**DATASET:**
....

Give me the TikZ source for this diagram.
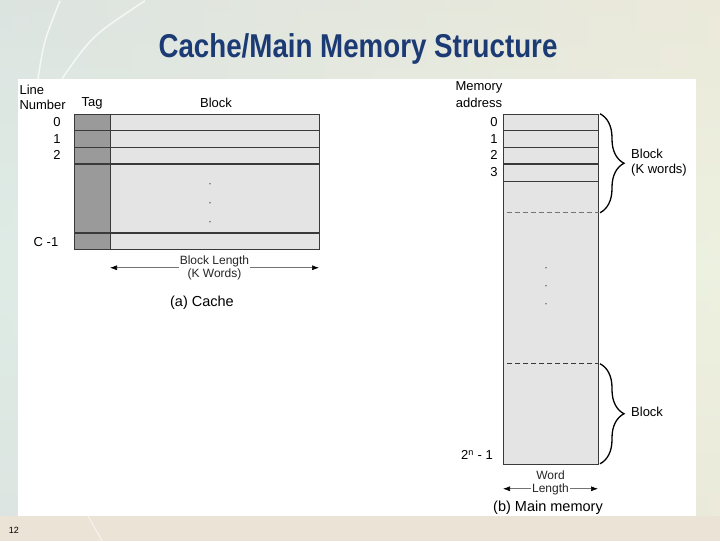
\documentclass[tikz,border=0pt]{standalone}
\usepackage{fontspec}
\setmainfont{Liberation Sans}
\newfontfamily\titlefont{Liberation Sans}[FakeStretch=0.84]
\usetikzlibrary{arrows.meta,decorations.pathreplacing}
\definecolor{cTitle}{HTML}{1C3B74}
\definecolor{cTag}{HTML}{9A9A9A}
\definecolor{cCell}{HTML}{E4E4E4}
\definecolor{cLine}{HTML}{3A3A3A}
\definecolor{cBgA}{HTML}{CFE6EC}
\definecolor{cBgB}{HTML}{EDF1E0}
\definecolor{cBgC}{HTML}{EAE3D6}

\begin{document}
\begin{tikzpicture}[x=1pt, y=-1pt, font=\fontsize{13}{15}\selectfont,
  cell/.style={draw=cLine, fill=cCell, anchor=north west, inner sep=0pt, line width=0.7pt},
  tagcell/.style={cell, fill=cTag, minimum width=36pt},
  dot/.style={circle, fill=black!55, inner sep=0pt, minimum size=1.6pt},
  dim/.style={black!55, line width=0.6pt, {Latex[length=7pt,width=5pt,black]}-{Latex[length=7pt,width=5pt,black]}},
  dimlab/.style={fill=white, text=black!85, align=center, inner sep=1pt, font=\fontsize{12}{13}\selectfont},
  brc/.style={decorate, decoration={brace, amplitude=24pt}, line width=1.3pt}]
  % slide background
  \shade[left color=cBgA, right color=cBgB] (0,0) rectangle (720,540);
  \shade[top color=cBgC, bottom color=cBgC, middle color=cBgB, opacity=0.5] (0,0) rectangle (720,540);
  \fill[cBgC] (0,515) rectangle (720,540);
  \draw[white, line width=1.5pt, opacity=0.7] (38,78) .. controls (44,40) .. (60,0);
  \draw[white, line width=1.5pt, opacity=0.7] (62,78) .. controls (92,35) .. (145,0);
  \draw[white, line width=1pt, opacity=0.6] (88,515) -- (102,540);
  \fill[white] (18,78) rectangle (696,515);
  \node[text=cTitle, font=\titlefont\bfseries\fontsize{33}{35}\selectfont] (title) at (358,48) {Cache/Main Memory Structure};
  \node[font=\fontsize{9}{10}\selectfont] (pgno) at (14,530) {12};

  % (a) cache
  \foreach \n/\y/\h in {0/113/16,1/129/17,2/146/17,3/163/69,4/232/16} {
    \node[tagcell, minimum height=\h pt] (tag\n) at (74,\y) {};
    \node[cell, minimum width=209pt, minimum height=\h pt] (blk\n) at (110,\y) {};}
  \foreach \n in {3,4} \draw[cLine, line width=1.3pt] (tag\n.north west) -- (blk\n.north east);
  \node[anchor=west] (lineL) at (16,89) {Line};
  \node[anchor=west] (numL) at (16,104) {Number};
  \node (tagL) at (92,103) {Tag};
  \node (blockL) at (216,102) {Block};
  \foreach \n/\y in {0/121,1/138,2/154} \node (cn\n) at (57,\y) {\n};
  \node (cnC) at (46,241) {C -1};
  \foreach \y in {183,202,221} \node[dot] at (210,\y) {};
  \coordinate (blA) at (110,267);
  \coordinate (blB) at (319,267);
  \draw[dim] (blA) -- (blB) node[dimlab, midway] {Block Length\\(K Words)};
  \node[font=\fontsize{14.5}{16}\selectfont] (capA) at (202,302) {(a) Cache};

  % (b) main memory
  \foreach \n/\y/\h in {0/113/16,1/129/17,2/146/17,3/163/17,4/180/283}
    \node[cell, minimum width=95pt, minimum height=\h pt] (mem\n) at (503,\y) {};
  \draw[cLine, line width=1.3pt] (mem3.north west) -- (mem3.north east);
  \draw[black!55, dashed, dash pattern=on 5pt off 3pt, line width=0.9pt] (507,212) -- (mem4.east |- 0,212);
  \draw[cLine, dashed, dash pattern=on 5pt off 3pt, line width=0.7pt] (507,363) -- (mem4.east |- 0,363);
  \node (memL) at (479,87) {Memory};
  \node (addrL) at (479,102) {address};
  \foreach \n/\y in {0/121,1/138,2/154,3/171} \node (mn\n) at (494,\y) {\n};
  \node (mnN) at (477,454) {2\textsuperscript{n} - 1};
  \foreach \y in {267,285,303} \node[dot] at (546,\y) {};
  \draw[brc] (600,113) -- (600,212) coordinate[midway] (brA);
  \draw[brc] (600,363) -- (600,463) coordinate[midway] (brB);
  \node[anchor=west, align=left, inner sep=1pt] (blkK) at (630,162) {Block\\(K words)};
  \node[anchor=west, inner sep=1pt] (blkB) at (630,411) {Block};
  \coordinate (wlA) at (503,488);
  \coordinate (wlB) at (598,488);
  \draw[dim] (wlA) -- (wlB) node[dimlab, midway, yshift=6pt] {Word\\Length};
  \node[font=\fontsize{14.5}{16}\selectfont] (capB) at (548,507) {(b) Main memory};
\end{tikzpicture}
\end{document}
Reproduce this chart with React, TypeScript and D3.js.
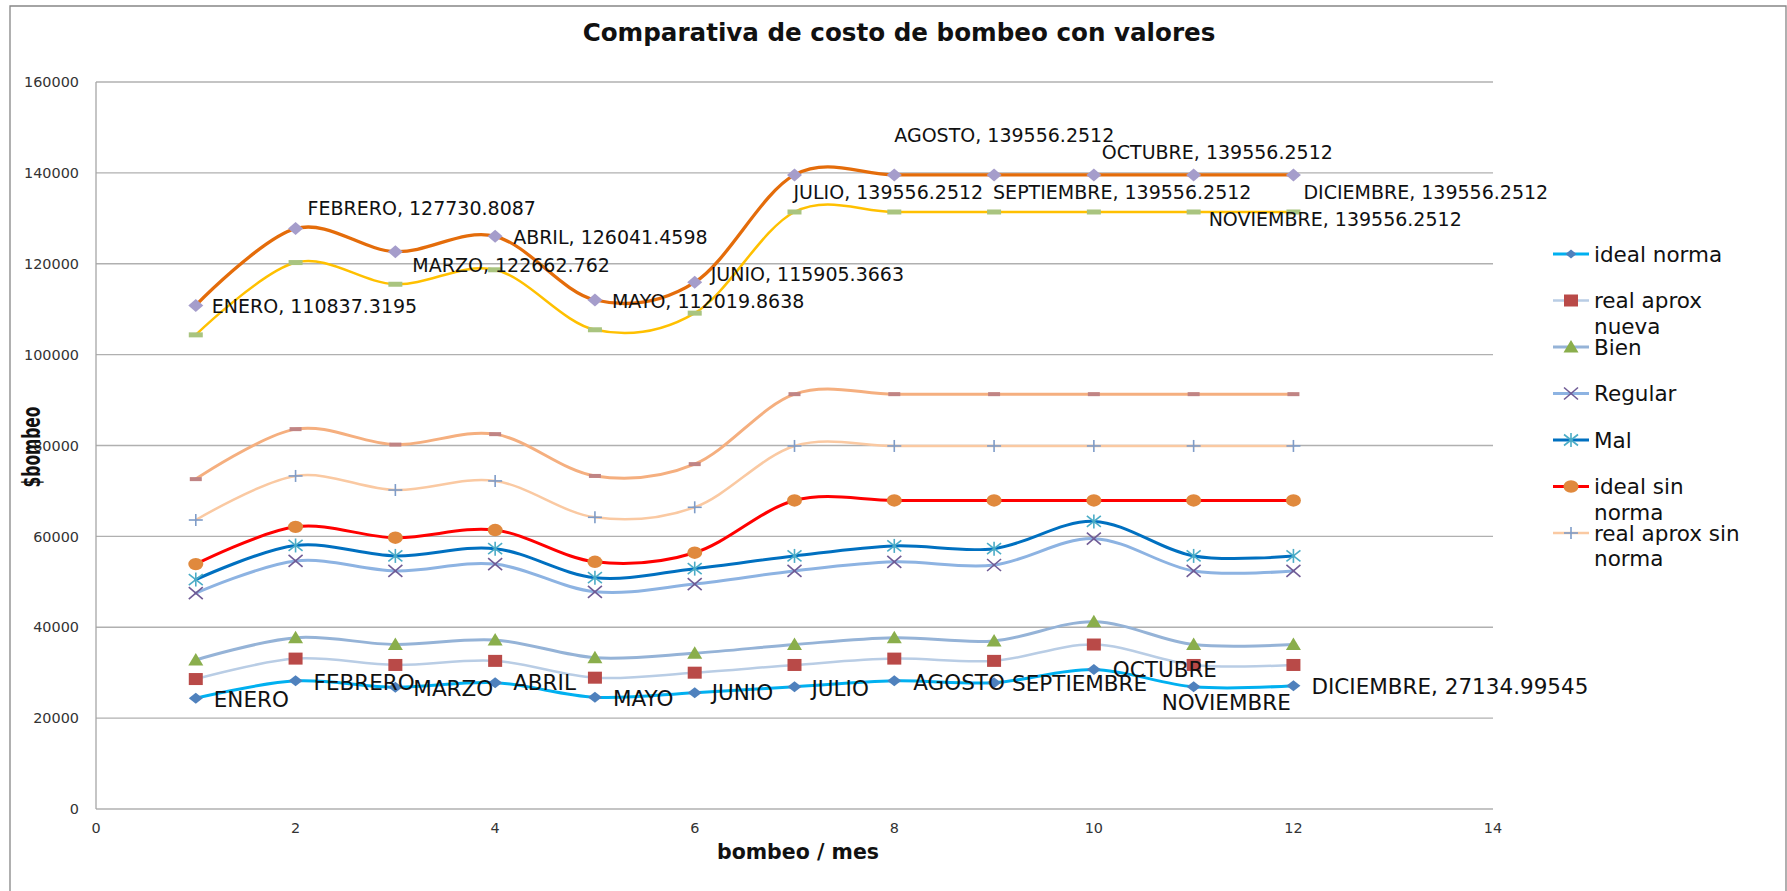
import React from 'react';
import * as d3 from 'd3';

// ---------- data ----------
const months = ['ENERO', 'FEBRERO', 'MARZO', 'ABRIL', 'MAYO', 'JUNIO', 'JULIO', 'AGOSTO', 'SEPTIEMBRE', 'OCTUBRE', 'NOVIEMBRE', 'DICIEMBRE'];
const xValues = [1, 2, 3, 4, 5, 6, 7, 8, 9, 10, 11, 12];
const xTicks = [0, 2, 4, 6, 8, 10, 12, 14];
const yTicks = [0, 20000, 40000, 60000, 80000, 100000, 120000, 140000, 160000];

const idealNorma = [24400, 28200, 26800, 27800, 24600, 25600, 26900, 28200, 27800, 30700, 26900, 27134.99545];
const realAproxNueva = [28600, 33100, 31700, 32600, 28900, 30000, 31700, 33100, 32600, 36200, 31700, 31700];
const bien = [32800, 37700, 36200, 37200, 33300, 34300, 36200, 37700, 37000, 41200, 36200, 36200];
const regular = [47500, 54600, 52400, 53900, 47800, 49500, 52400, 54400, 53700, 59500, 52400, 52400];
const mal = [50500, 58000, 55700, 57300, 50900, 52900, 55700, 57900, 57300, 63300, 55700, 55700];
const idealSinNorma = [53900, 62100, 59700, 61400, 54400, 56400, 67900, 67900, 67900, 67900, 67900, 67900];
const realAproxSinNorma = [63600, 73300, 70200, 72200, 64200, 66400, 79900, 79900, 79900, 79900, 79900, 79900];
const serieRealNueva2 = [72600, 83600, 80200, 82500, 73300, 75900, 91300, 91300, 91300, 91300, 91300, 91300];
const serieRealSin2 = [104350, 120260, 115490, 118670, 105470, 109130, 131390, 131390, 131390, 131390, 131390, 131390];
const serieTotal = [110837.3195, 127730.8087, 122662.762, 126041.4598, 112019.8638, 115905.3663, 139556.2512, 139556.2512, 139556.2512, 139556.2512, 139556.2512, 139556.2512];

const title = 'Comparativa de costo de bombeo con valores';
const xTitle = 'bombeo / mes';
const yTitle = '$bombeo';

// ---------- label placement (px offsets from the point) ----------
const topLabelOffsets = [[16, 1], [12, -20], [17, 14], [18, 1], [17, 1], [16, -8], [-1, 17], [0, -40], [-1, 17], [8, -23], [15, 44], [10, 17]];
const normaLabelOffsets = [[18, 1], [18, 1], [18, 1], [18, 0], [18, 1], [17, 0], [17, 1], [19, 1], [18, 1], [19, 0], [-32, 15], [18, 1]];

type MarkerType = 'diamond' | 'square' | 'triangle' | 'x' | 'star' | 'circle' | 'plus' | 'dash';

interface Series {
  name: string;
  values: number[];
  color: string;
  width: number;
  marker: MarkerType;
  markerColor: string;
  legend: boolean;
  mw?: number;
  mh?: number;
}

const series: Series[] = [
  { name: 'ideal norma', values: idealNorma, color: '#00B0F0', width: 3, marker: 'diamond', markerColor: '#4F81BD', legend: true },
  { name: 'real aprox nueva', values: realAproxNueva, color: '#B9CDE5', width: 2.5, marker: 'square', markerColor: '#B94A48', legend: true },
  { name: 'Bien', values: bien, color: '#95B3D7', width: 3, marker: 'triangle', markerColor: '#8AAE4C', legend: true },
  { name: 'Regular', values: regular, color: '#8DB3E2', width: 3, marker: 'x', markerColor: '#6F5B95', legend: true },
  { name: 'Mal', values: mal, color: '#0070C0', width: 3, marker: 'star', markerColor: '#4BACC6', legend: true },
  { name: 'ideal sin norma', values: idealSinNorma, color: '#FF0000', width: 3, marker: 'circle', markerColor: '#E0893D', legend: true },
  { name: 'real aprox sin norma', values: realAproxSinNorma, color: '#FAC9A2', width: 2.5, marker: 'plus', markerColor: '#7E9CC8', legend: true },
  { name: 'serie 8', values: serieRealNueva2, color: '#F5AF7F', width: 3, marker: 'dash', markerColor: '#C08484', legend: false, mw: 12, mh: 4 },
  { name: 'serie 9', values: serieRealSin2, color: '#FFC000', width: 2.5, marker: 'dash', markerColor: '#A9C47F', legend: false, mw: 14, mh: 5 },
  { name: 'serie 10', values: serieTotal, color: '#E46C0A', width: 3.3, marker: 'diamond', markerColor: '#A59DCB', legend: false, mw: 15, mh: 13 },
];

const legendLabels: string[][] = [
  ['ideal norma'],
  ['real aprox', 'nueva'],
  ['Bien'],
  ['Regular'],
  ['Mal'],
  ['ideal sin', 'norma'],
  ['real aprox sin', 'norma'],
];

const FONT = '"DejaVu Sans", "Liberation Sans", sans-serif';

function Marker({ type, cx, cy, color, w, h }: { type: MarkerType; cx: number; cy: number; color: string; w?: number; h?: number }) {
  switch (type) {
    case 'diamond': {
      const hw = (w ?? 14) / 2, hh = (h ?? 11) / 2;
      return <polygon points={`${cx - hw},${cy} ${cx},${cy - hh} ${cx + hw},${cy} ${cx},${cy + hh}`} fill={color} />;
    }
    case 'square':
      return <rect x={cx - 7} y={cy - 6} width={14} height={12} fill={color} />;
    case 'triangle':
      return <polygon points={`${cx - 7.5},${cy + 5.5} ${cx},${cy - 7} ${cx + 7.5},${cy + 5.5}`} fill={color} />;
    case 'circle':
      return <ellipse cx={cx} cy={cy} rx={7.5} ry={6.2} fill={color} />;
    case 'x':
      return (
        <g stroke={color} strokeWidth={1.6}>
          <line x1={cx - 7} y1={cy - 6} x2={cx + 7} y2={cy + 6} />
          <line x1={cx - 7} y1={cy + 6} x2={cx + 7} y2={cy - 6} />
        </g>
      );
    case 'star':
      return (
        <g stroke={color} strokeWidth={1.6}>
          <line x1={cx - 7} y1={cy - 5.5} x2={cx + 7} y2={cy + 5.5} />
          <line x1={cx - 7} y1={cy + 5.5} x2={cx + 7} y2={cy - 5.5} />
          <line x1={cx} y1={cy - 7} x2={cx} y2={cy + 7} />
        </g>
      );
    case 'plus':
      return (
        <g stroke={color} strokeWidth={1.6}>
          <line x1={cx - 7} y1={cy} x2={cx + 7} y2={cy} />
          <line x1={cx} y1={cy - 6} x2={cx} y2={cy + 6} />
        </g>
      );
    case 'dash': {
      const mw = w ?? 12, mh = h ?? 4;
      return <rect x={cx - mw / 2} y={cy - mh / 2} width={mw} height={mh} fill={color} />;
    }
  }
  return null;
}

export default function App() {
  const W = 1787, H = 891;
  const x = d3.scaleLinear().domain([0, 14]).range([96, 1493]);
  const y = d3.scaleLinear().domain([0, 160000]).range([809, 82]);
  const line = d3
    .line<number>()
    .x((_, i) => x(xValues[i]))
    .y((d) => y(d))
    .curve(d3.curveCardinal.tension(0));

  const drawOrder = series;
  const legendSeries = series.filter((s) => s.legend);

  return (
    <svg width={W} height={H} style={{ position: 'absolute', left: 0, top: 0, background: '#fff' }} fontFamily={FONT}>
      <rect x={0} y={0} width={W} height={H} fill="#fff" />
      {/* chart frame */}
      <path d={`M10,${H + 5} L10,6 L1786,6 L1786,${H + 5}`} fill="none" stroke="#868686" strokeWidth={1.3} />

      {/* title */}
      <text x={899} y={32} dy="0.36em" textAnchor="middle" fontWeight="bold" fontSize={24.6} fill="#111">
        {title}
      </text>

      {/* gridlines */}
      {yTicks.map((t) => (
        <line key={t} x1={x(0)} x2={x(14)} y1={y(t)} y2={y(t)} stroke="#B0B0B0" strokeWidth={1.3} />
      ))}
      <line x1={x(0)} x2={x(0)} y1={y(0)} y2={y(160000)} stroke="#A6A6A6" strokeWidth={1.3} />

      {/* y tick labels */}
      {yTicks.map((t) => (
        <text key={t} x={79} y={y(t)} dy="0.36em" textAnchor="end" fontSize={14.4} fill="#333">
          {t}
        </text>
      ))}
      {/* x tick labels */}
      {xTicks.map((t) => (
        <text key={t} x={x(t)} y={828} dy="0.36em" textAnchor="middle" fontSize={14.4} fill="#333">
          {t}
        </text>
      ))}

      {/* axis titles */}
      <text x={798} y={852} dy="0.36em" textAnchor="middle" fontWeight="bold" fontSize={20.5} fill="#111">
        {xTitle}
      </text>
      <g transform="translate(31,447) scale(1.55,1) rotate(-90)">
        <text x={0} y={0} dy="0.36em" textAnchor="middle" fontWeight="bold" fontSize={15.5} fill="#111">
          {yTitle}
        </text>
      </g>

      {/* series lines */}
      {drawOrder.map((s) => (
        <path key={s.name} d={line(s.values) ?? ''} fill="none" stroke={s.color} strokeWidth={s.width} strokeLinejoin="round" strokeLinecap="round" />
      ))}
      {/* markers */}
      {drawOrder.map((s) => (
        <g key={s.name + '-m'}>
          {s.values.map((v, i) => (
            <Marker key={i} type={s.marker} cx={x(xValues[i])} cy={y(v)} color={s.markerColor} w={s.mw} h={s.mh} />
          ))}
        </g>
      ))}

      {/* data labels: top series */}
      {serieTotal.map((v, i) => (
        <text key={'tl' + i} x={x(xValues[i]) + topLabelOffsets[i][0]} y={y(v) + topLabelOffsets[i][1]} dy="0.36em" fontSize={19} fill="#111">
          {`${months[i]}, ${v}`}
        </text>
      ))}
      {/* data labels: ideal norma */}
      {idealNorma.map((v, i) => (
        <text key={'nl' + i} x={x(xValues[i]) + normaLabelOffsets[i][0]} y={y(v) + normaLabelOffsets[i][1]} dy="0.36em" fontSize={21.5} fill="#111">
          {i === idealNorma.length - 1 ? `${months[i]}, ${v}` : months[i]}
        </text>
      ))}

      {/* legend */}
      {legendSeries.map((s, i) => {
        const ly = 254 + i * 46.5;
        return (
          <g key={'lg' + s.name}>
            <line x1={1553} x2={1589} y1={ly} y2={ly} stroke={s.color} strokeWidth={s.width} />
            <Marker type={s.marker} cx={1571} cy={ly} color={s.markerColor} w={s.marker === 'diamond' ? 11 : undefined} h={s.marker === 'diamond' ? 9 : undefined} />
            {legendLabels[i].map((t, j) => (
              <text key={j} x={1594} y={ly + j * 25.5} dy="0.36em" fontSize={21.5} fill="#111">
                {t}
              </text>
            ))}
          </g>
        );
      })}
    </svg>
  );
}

....

**PROBLEM STATEMENT:** Return all the lines that contain the string "React".

**SOLUTION FOR THIS EXERCISE:**
Reproduce this chart with React, TypeScript and D3.js.
import React from 'react';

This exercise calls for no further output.